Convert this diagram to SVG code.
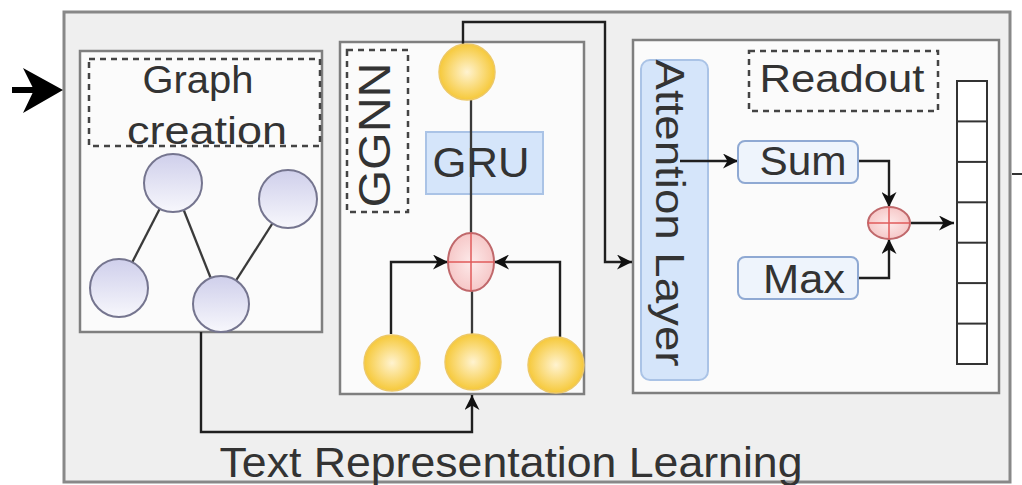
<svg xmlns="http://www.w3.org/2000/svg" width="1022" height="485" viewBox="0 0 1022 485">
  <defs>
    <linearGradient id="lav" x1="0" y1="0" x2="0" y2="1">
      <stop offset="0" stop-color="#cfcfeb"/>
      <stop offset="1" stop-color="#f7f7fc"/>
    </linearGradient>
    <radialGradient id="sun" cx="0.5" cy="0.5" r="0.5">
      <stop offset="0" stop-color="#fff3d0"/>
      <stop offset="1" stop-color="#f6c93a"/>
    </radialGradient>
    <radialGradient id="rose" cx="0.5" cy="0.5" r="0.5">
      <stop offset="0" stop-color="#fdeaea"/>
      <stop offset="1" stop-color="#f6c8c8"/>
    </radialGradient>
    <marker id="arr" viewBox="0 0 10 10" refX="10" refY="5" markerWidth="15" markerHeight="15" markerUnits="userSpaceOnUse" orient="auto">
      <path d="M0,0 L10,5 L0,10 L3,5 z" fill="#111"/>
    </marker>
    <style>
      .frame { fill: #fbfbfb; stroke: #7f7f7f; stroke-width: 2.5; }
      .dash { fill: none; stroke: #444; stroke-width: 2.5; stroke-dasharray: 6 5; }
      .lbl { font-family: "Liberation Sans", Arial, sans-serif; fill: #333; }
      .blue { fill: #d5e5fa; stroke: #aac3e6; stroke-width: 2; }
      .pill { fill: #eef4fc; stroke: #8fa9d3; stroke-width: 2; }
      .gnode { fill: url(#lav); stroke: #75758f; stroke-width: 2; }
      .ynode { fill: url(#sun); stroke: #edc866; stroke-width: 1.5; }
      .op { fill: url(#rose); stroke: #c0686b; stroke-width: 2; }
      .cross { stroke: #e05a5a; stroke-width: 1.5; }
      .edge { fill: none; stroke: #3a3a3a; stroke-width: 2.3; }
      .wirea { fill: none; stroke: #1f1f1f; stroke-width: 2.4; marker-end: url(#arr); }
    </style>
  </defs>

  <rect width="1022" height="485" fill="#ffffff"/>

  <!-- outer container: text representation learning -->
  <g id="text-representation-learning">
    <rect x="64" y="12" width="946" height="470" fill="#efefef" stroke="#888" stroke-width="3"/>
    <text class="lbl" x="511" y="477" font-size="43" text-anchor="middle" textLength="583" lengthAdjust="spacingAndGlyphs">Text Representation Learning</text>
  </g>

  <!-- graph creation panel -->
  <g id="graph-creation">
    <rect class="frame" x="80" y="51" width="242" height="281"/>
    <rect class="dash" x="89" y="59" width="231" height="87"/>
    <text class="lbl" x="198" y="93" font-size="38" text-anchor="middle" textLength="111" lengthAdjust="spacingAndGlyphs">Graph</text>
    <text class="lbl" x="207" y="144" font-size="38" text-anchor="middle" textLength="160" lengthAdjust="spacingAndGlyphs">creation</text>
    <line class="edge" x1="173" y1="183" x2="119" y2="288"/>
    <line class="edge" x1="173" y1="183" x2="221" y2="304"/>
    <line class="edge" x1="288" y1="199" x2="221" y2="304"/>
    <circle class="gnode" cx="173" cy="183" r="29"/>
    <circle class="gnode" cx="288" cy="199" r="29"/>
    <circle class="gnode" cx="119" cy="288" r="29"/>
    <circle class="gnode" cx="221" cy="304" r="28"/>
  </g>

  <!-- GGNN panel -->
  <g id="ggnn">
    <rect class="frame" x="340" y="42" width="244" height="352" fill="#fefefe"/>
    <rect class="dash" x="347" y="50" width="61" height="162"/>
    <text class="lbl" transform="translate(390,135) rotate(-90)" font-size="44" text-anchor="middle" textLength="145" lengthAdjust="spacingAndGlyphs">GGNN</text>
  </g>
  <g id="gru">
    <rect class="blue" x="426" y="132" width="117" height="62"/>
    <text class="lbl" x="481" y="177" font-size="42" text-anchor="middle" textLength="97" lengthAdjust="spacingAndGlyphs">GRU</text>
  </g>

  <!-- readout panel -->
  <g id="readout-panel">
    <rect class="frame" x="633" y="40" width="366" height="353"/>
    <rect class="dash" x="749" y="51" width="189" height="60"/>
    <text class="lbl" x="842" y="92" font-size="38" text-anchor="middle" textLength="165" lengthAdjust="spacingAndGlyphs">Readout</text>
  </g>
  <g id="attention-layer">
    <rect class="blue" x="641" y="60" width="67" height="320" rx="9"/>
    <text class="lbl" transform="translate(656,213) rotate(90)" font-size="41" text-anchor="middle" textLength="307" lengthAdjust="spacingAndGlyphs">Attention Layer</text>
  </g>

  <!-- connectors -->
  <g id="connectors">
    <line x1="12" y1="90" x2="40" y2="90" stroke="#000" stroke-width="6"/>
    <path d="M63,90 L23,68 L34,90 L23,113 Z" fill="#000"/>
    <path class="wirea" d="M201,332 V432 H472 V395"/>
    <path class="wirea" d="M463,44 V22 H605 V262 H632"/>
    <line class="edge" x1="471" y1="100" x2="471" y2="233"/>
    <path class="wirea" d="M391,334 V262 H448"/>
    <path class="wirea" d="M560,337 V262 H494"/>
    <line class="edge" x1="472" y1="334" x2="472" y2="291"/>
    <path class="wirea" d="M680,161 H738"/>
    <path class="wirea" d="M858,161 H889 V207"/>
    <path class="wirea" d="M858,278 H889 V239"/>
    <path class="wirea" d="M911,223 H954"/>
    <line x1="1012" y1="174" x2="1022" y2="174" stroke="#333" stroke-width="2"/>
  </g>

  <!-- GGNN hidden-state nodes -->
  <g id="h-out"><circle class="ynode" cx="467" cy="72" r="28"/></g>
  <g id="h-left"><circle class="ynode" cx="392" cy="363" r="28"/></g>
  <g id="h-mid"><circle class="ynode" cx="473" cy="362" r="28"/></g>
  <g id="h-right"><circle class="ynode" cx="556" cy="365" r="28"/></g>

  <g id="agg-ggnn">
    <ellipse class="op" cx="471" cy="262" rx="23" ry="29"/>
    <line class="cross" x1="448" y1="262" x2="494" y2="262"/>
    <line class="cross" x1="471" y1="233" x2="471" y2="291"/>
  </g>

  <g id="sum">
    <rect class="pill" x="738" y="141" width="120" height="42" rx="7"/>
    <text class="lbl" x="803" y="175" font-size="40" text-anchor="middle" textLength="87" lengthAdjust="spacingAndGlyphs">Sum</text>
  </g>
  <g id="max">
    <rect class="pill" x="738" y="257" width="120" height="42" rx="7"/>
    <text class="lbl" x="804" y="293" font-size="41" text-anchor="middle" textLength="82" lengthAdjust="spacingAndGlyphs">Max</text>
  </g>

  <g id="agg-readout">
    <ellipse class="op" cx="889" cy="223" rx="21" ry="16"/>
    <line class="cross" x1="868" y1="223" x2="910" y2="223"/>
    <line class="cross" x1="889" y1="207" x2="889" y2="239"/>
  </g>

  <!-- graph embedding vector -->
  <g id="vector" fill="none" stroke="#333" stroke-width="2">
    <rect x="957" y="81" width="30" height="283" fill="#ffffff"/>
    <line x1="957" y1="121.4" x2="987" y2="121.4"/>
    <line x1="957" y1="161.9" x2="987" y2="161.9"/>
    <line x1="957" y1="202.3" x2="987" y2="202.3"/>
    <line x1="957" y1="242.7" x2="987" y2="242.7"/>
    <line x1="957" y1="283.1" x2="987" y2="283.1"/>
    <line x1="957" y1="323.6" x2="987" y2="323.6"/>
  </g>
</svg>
——————————
Your task is to reproduce all of the material exactly. The pictures stay out.

▶ **The result**
Convert this diagram to SVG code.
<svg xmlns="http://www.w3.org/2000/svg" width="1022" height="485" viewBox="0 0 1022 485">
  <defs>
    <linearGradient id="lav" x1="0" y1="0" x2="0" y2="1">
      <stop offset="0" stop-color="#cfcfeb"/>
      <stop offset="1" stop-color="#f7f7fc"/>
    </linearGradient>
    <radialGradient id="sun" cx="0.5" cy="0.5" r="0.5">
      <stop offset="0" stop-color="#fff3d0"/>
      <stop offset="1" stop-color="#f6c93a"/>
    </radialGradient>
    <radialGradient id="rose" cx="0.5" cy="0.5" r="0.5">
      <stop offset="0" stop-color="#fdeaea"/>
      <stop offset="1" stop-color="#f6c8c8"/>
    </radialGradient>
    <marker id="arr" viewBox="0 0 10 10" refX="10" refY="5" markerWidth="15" markerHeight="15" markerUnits="userSpaceOnUse" orient="auto">
      <path d="M0,0 L10,5 L0,10 L3,5 z" fill="#111"/>
    </marker>
    <style>
      .frame { fill: #fbfbfb; stroke: #7f7f7f; stroke-width: 2.5; }
      .dash { fill: none; stroke: #444; stroke-width: 2.5; stroke-dasharray: 6 5; }
      .lbl { font-family: "Liberation Sans", Arial, sans-serif; fill: #333; }
      .blue { fill: #d5e5fa; stroke: #aac3e6; stroke-width: 2; }
      .pill { fill: #eef4fc; stroke: #8fa9d3; stroke-width: 2; }
      .gnode { fill: url(#lav); stroke: #75758f; stroke-width: 2; }
      .ynode { fill: url(#sun); stroke: #edc866; stroke-width: 1.5; }
      .op { fill: url(#rose); stroke: #c0686b; stroke-width: 2; }
      .cross { stroke: #e05a5a; stroke-width: 1.5; }
      .edge { fill: none; stroke: #3a3a3a; stroke-width: 2.3; }
      .wirea { fill: none; stroke: #1f1f1f; stroke-width: 2.4; marker-end: url(#arr); }
    </style>
  </defs>

  <rect width="1022" height="485" fill="#ffffff"/>

  <!-- outer container: text representation learning -->
  <g id="text-representation-learning">
    <rect x="64" y="12" width="946" height="470" fill="#efefef" stroke="#888" stroke-width="3"/>
    <text class="lbl" x="511" y="477" font-size="43" text-anchor="middle" textLength="583" lengthAdjust="spacingAndGlyphs">Text Representation Learning</text>
  </g>

  <!-- graph creation panel -->
  <g id="graph-creation">
    <rect class="frame" x="80" y="51" width="242" height="281"/>
    <rect class="dash" x="89" y="59" width="231" height="87"/>
    <text class="lbl" x="198" y="93" font-size="38" text-anchor="middle" textLength="111" lengthAdjust="spacingAndGlyphs">Graph</text>
    <text class="lbl" x="207" y="144" font-size="38" text-anchor="middle" textLength="160" lengthAdjust="spacingAndGlyphs">creation</text>
    <line class="edge" x1="173" y1="183" x2="119" y2="288"/>
    <line class="edge" x1="173" y1="183" x2="221" y2="304"/>
    <line class="edge" x1="288" y1="199" x2="221" y2="304"/>
    <circle class="gnode" cx="173" cy="183" r="29"/>
    <circle class="gnode" cx="288" cy="199" r="29"/>
    <circle class="gnode" cx="119" cy="288" r="29"/>
    <circle class="gnode" cx="221" cy="304" r="28"/>
  </g>

  <!-- GGNN panel -->
  <g id="ggnn">
    <rect class="frame" x="340" y="42" width="244" height="352" fill="#fefefe"/>
    <rect class="dash" x="347" y="50" width="61" height="162"/>
    <text class="lbl" transform="translate(390,135) rotate(-90)" font-size="44" text-anchor="middle" textLength="145" lengthAdjust="spacingAndGlyphs">GGNN</text>
  </g>
  <g id="gru">
    <rect class="blue" x="426" y="132" width="117" height="62"/>
    <text class="lbl" x="481" y="177" font-size="42" text-anchor="middle" textLength="97" lengthAdjust="spacingAndGlyphs">GRU</text>
  </g>

  <!-- readout panel -->
  <g id="readout-panel">
    <rect class="frame" x="633" y="40" width="366" height="353"/>
    <rect class="dash" x="749" y="51" width="189" height="60"/>
    <text class="lbl" x="842" y="92" font-size="38" text-anchor="middle" textLength="165" lengthAdjust="spacingAndGlyphs">Readout</text>
  </g>
  <g id="attention-layer">
    <rect class="blue" x="641" y="60" width="67" height="320" rx="9"/>
    <text class="lbl" transform="translate(656,213) rotate(90)" font-size="41" text-anchor="middle" textLength="307" lengthAdjust="spacingAndGlyphs">Attention Layer</text>
  </g>

  <!-- connectors -->
  <g id="connectors">
    <line x1="12" y1="90" x2="40" y2="90" stroke="#000" stroke-width="6"/>
    <path d="M63,90 L23,68 L34,90 L23,113 Z" fill="#000"/>
    <path class="wirea" d="M201,332 V432 H472 V395"/>
    <path class="wirea" d="M463,44 V22 H605 V262 H632"/>
    <line class="edge" x1="471" y1="100" x2="471" y2="233"/>
    <path class="wirea" d="M391,334 V262 H448"/>
    <path class="wirea" d="M560,337 V262 H494"/>
    <line class="edge" x1="472" y1="334" x2="472" y2="291"/>
    <path class="wirea" d="M680,161 H738"/>
    <path class="wirea" d="M858,161 H889 V207"/>
    <path class="wirea" d="M858,278 H889 V239"/>
    <path class="wirea" d="M911,223 H954"/>
    <line x1="1012" y1="174" x2="1022" y2="174" stroke="#333" stroke-width="2"/>
  </g>

  <!-- GGNN hidden-state nodes -->
  <g id="h-out"><circle class="ynode" cx="467" cy="72" r="28"/></g>
  <g id="h-left"><circle class="ynode" cx="392" cy="363" r="28"/></g>
  <g id="h-mid"><circle class="ynode" cx="473" cy="362" r="28"/></g>
  <g id="h-right"><circle class="ynode" cx="556" cy="365" r="28"/></g>

  <g id="agg-ggnn">
    <ellipse class="op" cx="471" cy="262" rx="23" ry="29"/>
    <line class="cross" x1="448" y1="262" x2="494" y2="262"/>
    <line class="cross" x1="471" y1="233" x2="471" y2="291"/>
  </g>

  <g id="sum">
    <rect class="pill" x="738" y="141" width="120" height="42" rx="7"/>
    <text class="lbl" x="803" y="175" font-size="40" text-anchor="middle" textLength="87" lengthAdjust="spacingAndGlyphs">Sum</text>
  </g>
  <g id="max">
    <rect class="pill" x="738" y="257" width="120" height="42" rx="7"/>
    <text class="lbl" x="804" y="293" font-size="41" text-anchor="middle" textLength="82" lengthAdjust="spacingAndGlyphs">Max</text>
  </g>

  <g id="agg-readout">
    <ellipse class="op" cx="889" cy="223" rx="21" ry="16"/>
    <line class="cross" x1="868" y1="223" x2="910" y2="223"/>
    <line class="cross" x1="889" y1="207" x2="889" y2="239"/>
  </g>

  <!-- graph embedding vector -->
  <g id="vector" fill="none" stroke="#333" stroke-width="2">
    <rect x="957" y="81" width="30" height="283" fill="#ffffff"/>
    <line x1="957" y1="121.4" x2="987" y2="121.4"/>
    <line x1="957" y1="161.9" x2="987" y2="161.9"/>
    <line x1="957" y1="202.3" x2="987" y2="202.3"/>
    <line x1="957" y1="242.7" x2="987" y2="242.7"/>
    <line x1="957" y1="283.1" x2="987" y2="283.1"/>
    <line x1="957" y1="323.6" x2="987" y2="323.6"/>
  </g>
</svg>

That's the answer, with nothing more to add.